Sculpture and Painting
Originally a ducal family from Saxony, the Ottonians (named after their first King Otto I the Great) seized power after the collapse of Carolingian rule in Europe and re-established the Holy Roman Empire. Ottonian rule was accompanied by renewed faith in the idea of imperium (Latin, roughly translated as "power to command" and referring to the sovereignty of state over individual) and also coincided with a period of significant church reform. Both combined to create the Ottonian Renaissance (circa 951-1024), a period of heightened cultural and artistic fervor and achievement.
The Ottonian Dynasty desired to confirm a sacred Roman imperial lineage that connected them to the Christian rulers of Late Antiquity such as Theodoric and Justinian, as well as to their Carolingian predecessors, particularly Charlemagne. Ottonian art reflected this desire, fusing traditions and influences from late Roman, Byzantine, and Carolingian art. The style is generally grand and heavy, sometimes to excess, and initially less sophisticated than the Carolingian equivalents. Additionally, the Ottonian style exhibits no direct influence from Byzantine art and less understanding of its classical models. Surviving paintings from this period exist predominantly in the form of illustrations from illuminated manuscripts and a small number of mural and fresco fragments. In fact, illuminated manuscripts are the best source of painted imperial portraiture from the Ottonian Renaissance.
Ruler Portraits
Ottonian ruler portraits usually combine ancient Roman elements with contemporary (medieval) ones. Portraits are most frequently found in the dedicatory prefaces of illuminated manuscripts. Ottonian art eschews naturalism for a more abstract style, focusing on symbolism to convey deeply philosophical and theological concepts.
A portrait of Otto II enthroned depicts the emperor wearing a bejeweled crown in lieu of a laurel wreath and a large disc bearing the cross in place of an imperial orb.

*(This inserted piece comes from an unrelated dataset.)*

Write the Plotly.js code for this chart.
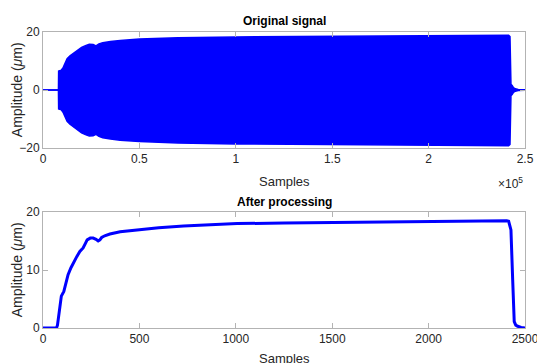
<!DOCTYPE html>
<html>
<head>
<meta charset="utf-8">
<script src="https://cdn.plot.ly/plotly-3.0.1.min.js"></script>
<style>html,body{margin:0;padding:0;background:#fff;}#chart{width:537px;height:363px;}</style>
</head>
<body>
<div id="chart"></div>
<script>
// Original signal envelope (samples, upper and lower amplitude in µm)
const envX = [0, 8000, 8100, 9500, 10500, 11500, 12500, 14000, 16000, 18000, 20000, 22000, 24000, 26000, 27500, 29000, 31000, 35000, 40000, 50000, 70000, 100000, 150000, 200000, 241500, 242200, 242700, 243300, 244000, 245000, 246500, 250000];
const envUpper = [0, 0, 6.5, 6.8, 7.8, 9.5, 10.8, 11.8, 12.8, 13.8, 14.7, 15.3, 15.8, 15.7, 15.2, 15.9, 16.3, 16.7, 17.1, 17.6, 18.0, 18.3, 18.6, 18.8, 18.9, 18.4, 2.0, 1.6, 0.8, 0.4, 0.2, 0.1];
const envLower = [0, 0, -6.5, -6.8, -7.8, -9.5, -10.8, -11.8, -12.8, -13.8, -14.8, -15.4, -15.9, -15.8, -15.3, -16.0, -16.5, -16.9, -17.3, -17.8, -18.3, -18.6, -18.9, -19.1, -19.2, -18.8, -2.0, -1.6, -0.8, -0.4, -0.2, -0.1];
const topTickVals = [0, 50000, 100000, 150000, 200000, 250000];
const topTickText = ['0', '0.5', '1', '1.5', '2', '2.5'];

// After processing (samples, amplitude in µm)
const procX = [0, 70, 75, 85, 95, 108, 118, 130, 145, 156, 175, 191, 208, 220, 229, 245, 260, 275, 286, 295, 304, 320, 347, 400, 500, 600, 729, 850, 1007, 1250, 1500, 1750, 2000, 2200, 2405, 2415, 2427, 2436, 2444, 2452, 2462, 2480, 2500];
const procY = [0, 0, 0.5, 3, 5.5, 6.3, 7.8, 9.2, 10.4, 11.2, 12.3, 13.2, 13.8, 14.6, 15.2, 15.5, 15.5, 15.3, 15.0, 15.2, 15.6, 15.9, 16.2, 16.6, 17.0, 17.3, 17.6, 17.8, 18.0, 18.1, 18.2, 18.3, 18.35, 18.4, 18.5, 18.4, 16.9, 8.3, 1.1, 0.5, 0.3, 0.1, 0];

const blue = '#0000ff';
const boxColor = '#b3b3b3';
const txt = '#262626';
const FONT = 'Liberation Sans, Arial, sans-serif';

const traces = [
  {x: envX, y: envUpper, type: 'scatter', mode: 'lines', line: {color: blue, width: 1.5}, xaxis: 'x', yaxis: 'y', hoverinfo: 'skip'},
  {x: envX, y: envLower, type: 'scatter', mode: 'lines', fill: 'tonexty', fillcolor: blue, line: {color: blue, width: 1.5}, xaxis: 'x', yaxis: 'y', hoverinfo: 'skip'},
  {x: procX, y: procY, type: 'scatter', mode: 'lines', line: {color: blue, width: 3}, xaxis: 'x2', yaxis: 'y2', hoverinfo: 'skip', cliponaxis: false}
];

const axCommon = {
  showline: true, linecolor: boxColor, linewidth: 1, mirror: 'ticks',
  ticks: 'inside', ticklen: 5, tickcolor: boxColor, tickwidth: 1,
  showgrid: false, zeroline: false, ticklabeloverflow: 'allow',
  tickfont: {family: FONT, size: 12, color: txt}
};

const layout = {
  width: 537, height: 363,
  margin: {l: 0, r: 0, t: 0, b: 0},
  paper_bgcolor: '#fff', plot_bgcolor: '#fff',
  showlegend: false,
  xaxis: Object.assign({}, axCommon, {domain: [0.0801, 0.9777], range: [0, 250000], tickvals: topTickVals, ticktext: topTickText, anchor: 'y'}),
  yaxis: Object.assign({}, axCommon, {domain: [0.5923, 0.9118], range: [-20, 20], tickvals: [-20, 0, 20], anchor: 'x'}),
  xaxis2: Object.assign({}, axCommon, {domain: [0.0801, 0.9777], range: [0, 2500], tickvals: [0, 500, 1000, 1500, 2000, 2500], anchor: 'y2'}),
  yaxis2: Object.assign({}, axCommon, {domain: [0.0964, 0.416], range: [0, 20], tickvals: [0, 10, 20], anchor: 'x2'}),
  annotations: [
    {text: '<b>Original signal</b>', xref: 'paper', yref: 'paper', x: 0.529, y: 0.942, showarrow: false, font: {family: FONT, size: 12, color: '#000'}, xanchor: 'center', yanchor: 'middle'},
    {text: 'Samples', xref: 'paper', yref: 'paper', x: 0.529, y: 0.501, showarrow: false, font: {family: FONT, size: 13, color: txt}, xanchor: 'center', yanchor: 'middle'},
    {text: '×10<sup>5</sup>', xref: 'paper', yref: 'paper', x: 0.978, y: 0.497, showarrow: false, font: {family: FONT, size: 12, color: txt}, xanchor: 'right', yanchor: 'middle'},
    {text: 'Amplitude (<i>μ</i>m)', xref: 'paper', yref: 'paper', x: 0.032, y: 0.752, showarrow: false, textangle: -90, font: {family: FONT, size: 14, color: txt}, xanchor: 'center', yanchor: 'middle'},
    {text: '<b>After processing</b>', xref: 'paper', yref: 'paper', x: 0.529, y: 0.4435, showarrow: false, font: {family: FONT, size: 12, color: '#000'}, xanchor: 'center', yanchor: 'middle'},
    {text: 'Samples', xref: 'paper', yref: 'paper', x: 0.529, y: 0.012, showarrow: false, font: {family: FONT, size: 13, color: txt}, xanchor: 'center', yanchor: 'middle'},
    {text: 'Amplitude (<i>μ</i>m)', xref: 'paper', yref: 'paper', x: 0.032, y: 0.256, showarrow: false, textangle: -90, font: {family: FONT, size: 14, color: txt}, xanchor: 'center', yanchor: 'middle'}
  ]
};

Plotly.newPlot('chart', traces, layout, {staticPlot: true, displayModeBar: false});
</script>
</body>
</html>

However, his upright posture and general pose with one raised hand somewhat recalls the Colossus of Constantine, which once sat in the Basilica Nova in the fourth century. Likewise, his attire slightly resembles that of a Roman toga, a sartorial mainstay among emperors and senators of ancient times. In a departure from classical art, however, Otto and the figures who flank him appear flat. Furthermore, their scale is hierarchical, which organizes size in relation to their importance. In other words, Otto is the largest of the five figures depicted. Lastly, the architectural space that surrounds the emperor fails to convey a sense of naturalistic recession into space.

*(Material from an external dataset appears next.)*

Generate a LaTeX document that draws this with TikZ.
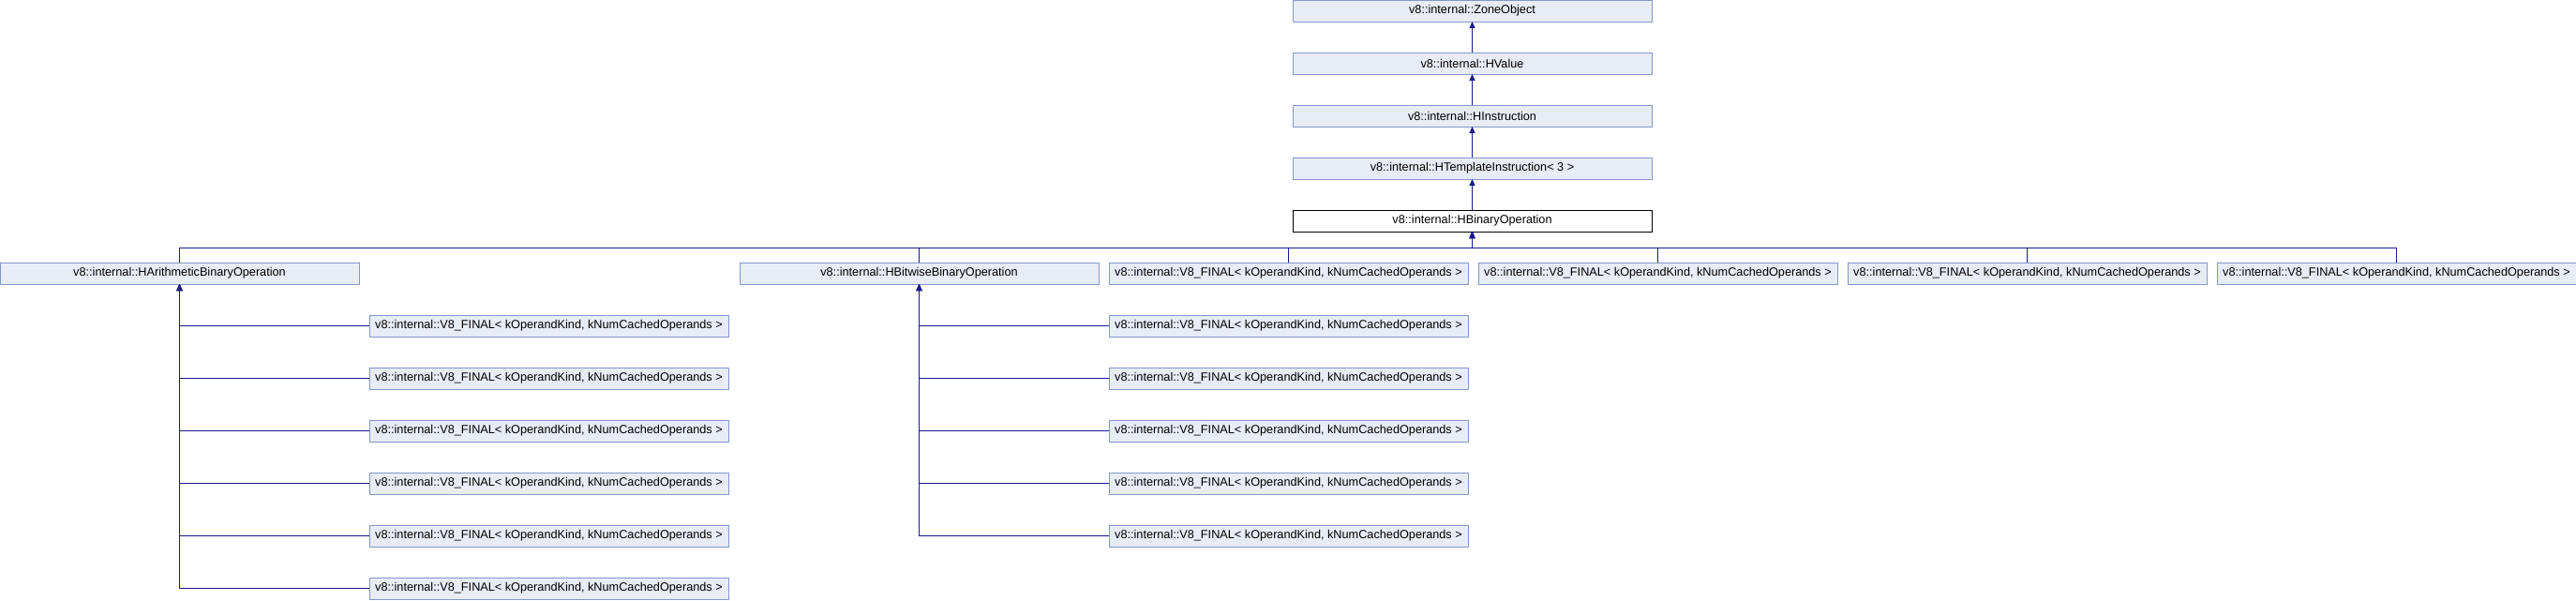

Master of the Registrum Gregorii. Otto II Enthroned (c. 985).
Ottonian art was created to confirm a direct Holy and Imperial lineage as a source of legitimized power linked from Constantine and Justinian.
Wall Paintings
Although it is clear from documentary records that many churches were decorated with extensive cycles of wall painting, surviving examples are extremely rare, usually fragmentary, and in poor condition. Generally their condition leaves their dates of production uncertain. Many have been restored, further complicating the matter. Most surviving examples are clustered in south Germany, although there are also important examples from north Italy. There is a record of bishop Gebhard of Constance hiring lay artists for a now vanished cycle at his newly founded Petershausen Abbey (983), and laymen may have dominated the art of wall painting, perhaps sometimes basing their designs on monastic illuminations. The artists seem to have been rather mobile, regularly moving throughout Europe.

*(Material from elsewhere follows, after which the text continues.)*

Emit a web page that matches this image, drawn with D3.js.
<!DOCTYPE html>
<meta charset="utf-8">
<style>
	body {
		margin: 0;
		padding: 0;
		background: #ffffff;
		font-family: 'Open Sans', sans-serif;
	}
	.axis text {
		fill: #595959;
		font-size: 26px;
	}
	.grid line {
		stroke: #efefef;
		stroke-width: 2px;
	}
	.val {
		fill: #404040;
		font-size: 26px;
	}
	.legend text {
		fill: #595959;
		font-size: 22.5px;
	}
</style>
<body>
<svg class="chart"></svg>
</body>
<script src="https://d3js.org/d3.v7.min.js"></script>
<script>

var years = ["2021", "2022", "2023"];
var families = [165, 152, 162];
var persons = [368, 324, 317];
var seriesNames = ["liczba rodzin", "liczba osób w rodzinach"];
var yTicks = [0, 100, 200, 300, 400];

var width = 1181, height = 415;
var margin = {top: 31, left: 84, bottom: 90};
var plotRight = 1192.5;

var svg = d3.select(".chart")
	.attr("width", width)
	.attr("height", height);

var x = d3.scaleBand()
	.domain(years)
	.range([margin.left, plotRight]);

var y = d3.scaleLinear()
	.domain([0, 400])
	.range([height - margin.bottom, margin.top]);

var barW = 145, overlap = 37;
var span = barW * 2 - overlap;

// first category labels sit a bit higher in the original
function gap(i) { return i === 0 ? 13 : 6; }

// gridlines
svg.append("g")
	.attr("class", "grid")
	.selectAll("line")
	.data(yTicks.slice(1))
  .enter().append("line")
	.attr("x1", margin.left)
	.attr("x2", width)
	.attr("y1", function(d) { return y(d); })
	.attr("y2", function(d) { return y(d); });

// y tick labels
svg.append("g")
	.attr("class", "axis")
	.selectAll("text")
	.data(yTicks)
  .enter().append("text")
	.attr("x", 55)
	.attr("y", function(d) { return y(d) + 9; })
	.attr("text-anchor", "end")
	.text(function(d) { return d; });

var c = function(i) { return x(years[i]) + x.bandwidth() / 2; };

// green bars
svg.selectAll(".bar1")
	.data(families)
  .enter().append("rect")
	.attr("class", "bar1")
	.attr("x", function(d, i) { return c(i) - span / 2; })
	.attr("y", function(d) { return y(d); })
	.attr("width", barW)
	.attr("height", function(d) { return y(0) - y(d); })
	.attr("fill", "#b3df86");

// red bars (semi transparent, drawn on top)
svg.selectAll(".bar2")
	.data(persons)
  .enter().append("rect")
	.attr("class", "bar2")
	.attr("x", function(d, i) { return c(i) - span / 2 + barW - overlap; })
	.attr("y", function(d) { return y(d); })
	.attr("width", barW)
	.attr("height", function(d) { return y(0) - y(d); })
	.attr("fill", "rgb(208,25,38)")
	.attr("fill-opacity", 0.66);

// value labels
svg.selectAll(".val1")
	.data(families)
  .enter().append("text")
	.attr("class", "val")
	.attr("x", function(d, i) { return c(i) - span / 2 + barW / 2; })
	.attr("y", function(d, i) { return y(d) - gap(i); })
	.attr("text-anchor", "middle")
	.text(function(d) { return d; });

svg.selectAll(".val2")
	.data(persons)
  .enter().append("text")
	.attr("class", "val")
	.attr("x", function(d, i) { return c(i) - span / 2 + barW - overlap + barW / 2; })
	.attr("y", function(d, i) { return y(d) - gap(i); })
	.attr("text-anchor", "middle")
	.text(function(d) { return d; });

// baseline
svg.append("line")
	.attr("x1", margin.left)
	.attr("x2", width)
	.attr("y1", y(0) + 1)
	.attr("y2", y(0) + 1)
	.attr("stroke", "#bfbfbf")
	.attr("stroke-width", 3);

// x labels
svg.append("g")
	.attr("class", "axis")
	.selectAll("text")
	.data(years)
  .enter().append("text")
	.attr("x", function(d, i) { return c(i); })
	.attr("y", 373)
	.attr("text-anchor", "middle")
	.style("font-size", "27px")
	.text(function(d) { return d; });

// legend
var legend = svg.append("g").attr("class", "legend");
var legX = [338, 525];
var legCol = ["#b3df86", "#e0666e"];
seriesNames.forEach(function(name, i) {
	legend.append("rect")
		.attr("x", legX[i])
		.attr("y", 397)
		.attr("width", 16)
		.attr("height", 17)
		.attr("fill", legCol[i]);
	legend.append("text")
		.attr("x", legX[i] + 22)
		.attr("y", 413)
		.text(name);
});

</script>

The church of St. George at Oberzell on Reichenau Island has the best-known surviving example of wall paintings. However, much of the original work has been lost, and the remaining paintings to the sides of the nave have suffered from time and restoration. The largest scenes show the miracles of Christ in a style that both shows specific Byzantine input in some elements, and a closeness to Reichenau manuscripts such as the Munich Gospels of Otto III. They are therefore usually dated around 980–1000. Indeed, the paintings are one of the foundations of the case for Reichenau Abbey as a major center of manuscript painting.
Jesus and the Gadarene Swine (tenth century)
Nave fresco in St George, Oberzell, Reichenau Island.